--- start of DATA EXTRACT ---

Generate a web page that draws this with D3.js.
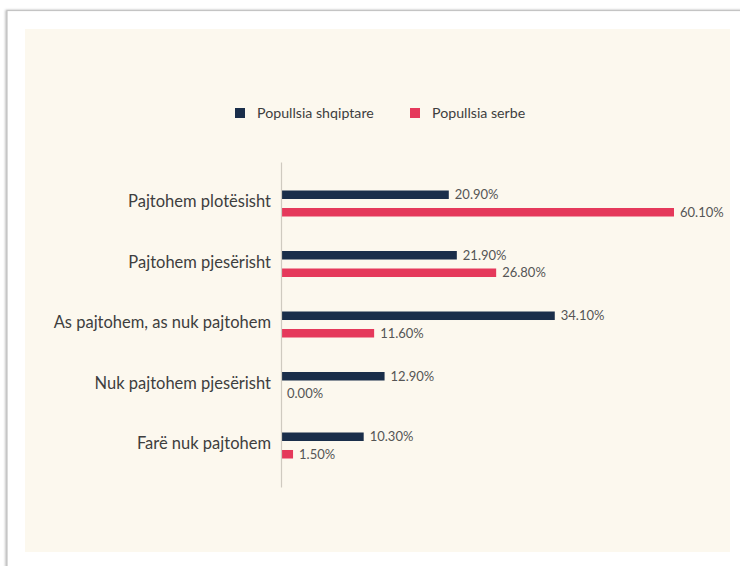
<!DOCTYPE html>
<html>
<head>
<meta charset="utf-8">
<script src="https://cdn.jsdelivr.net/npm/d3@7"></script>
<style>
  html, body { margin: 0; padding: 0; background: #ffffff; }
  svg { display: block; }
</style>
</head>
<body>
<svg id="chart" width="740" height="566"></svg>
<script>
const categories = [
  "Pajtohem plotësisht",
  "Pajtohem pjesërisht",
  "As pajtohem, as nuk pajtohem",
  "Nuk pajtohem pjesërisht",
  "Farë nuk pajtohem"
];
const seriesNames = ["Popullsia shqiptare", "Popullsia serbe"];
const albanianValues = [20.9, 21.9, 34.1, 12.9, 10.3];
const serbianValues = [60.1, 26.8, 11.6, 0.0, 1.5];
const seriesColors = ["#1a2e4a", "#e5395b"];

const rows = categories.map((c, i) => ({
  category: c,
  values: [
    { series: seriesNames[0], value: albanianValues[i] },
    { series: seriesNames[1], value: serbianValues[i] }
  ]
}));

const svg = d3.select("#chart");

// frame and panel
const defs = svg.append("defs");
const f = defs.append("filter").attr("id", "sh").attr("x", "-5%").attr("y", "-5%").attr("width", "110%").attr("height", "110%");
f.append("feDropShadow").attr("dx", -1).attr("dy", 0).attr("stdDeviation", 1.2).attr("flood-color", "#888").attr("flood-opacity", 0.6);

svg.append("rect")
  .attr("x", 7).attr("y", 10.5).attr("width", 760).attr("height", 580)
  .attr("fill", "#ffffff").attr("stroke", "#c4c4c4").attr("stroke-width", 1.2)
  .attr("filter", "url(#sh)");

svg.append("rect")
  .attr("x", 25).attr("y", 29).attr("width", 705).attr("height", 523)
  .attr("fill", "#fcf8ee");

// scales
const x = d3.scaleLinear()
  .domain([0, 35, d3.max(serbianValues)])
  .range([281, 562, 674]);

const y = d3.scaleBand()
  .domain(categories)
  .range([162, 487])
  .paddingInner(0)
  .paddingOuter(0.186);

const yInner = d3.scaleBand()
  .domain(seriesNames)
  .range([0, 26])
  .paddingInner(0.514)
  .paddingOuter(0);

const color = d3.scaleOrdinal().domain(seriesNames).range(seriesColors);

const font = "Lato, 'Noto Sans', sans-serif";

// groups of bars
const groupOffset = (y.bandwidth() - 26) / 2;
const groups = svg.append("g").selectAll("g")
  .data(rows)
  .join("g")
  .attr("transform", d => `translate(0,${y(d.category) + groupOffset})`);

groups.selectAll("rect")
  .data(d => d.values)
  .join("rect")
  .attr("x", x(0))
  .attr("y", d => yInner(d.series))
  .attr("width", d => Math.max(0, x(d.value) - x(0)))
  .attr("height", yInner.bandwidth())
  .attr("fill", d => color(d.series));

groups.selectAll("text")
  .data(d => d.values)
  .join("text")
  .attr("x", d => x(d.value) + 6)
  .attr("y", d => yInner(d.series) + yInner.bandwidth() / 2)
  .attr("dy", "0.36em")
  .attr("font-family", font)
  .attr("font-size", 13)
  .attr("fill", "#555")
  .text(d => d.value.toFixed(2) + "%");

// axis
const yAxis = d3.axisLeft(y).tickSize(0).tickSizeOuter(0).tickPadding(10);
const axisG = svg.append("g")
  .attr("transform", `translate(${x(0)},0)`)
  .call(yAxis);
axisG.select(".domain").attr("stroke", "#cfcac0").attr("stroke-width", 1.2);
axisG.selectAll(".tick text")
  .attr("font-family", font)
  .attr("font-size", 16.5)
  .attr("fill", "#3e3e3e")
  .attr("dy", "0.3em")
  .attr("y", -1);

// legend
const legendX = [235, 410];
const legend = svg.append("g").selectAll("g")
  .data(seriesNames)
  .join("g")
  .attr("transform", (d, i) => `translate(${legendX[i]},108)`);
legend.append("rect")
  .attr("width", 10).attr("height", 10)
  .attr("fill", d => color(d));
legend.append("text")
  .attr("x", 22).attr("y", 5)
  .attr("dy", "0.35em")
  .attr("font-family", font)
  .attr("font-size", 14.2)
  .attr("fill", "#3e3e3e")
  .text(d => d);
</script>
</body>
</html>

--- end of DATA EXTRACT ---

## WHAT THIS TASK INVOLVES
Quote the data above in full, leaving out the pictures it holds.

## RESULT OF THIS EXERCISE
Generate a web page that draws this with D3.js.
<!DOCTYPE html>
<html>
<head>
<meta charset="utf-8">
<script src="https://cdn.jsdelivr.net/npm/d3@7"></script>
<style>
  html, body { margin: 0; padding: 0; background: #ffffff; }
  svg { display: block; }
</style>
</head>
<body>
<svg id="chart" width="740" height="566"></svg>
<script>
const categories = [
  "Pajtohem plotësisht",
  "Pajtohem pjesërisht",
  "As pajtohem, as nuk pajtohem",
  "Nuk pajtohem pjesërisht",
  "Farë nuk pajtohem"
];
const seriesNames = ["Popullsia shqiptare", "Popullsia serbe"];
const albanianValues = [20.9, 21.9, 34.1, 12.9, 10.3];
const serbianValues = [60.1, 26.8, 11.6, 0.0, 1.5];
const seriesColors = ["#1a2e4a", "#e5395b"];

const rows = categories.map((c, i) => ({
  category: c,
  values: [
    { series: seriesNames[0], value: albanianValues[i] },
    { series: seriesNames[1], value: serbianValues[i] }
  ]
}));

const svg = d3.select("#chart");

// frame and panel
const defs = svg.append("defs");
const f = defs.append("filter").attr("id", "sh").attr("x", "-5%").attr("y", "-5%").attr("width", "110%").attr("height", "110%");
f.append("feDropShadow").attr("dx", -1).attr("dy", 0).attr("stdDeviation", 1.2).attr("flood-color", "#888").attr("flood-opacity", 0.6);

svg.append("rect")
  .attr("x", 7).attr("y", 10.5).attr("width", 760).attr("height", 580)
  .attr("fill", "#ffffff").attr("stroke", "#c4c4c4").attr("stroke-width", 1.2)
  .attr("filter", "url(#sh)");

svg.append("rect")
  .attr("x", 25).attr("y", 29).attr("width", 705).attr("height", 523)
  .attr("fill", "#fcf8ee");

// scales
const x = d3.scaleLinear()
  .domain([0, 35, d3.max(serbianValues)])
  .range([281, 562, 674]);

const y = d3.scaleBand()
  .domain(categories)
  .range([162, 487])
  .paddingInner(0)
  .paddingOuter(0.186);

const yInner = d3.scaleBand()
  .domain(seriesNames)
  .range([0, 26])
  .paddingInner(0.514)
  .paddingOuter(0);

const color = d3.scaleOrdinal().domain(seriesNames).range(seriesColors);

const font = "Lato, 'Noto Sans', sans-serif";

// groups of bars
const groupOffset = (y.bandwidth() - 26) / 2;
const groups = svg.append("g").selectAll("g")
  .data(rows)
  .join("g")
  .attr("transform", d => `translate(0,${y(d.category) + groupOffset})`);

groups.selectAll("rect")
  .data(d => d.values)
  .join("rect")
  .attr("x", x(0))
  .attr("y", d => yInner(d.series))
  .attr("width", d => Math.max(0, x(d.value) - x(0)))
  .attr("height", yInner.bandwidth())
  .attr("fill", d => color(d.series));

groups.selectAll("text")
  .data(d => d.values)
  .join("text")
  .attr("x", d => x(d.value) + 6)
  .attr("y", d => yInner(d.series) + yInner.bandwidth() / 2)
  .attr("dy", "0.36em")
  .attr("font-family", font)
  .attr("font-size", 13)
  .attr("fill", "#555")
  .text(d => d.value.toFixed(2) + "%");

// axis
const yAxis = d3.axisLeft(y).tickSize(0).tickSizeOuter(0).tickPadding(10);
const axisG = svg.append("g")
  .attr("transform", `translate(${x(0)},0)`)
  .call(yAxis);
axisG.select(".domain").attr("stroke", "#cfcac0").attr("stroke-width", 1.2);
axisG.selectAll(".tick text")
  .attr("font-family", font)
  .attr("font-size", 16.5)
  .attr("fill", "#3e3e3e")
  .attr("dy", "0.3em")
  .attr("y", -1);

// legend
const legendX = [235, 410];
const legend = svg.append("g").selectAll("g")
  .data(seriesNames)
  .join("g")
  .attr("transform", (d, i) => `translate(${legendX[i]},108)`);
legend.append("rect")
  .attr("width", 10).attr("height", 10)
  .attr("fill", d => color(d));
legend.append("text")
  .attr("x", 22).attr("y", 5)
  .attr("dy", "0.35em")
  .attr("font-family", font)
  .attr("font-size", 14.2)
  .attr("fill", "#3e3e3e")
  .text(d => d);
</script>
</body>
</html>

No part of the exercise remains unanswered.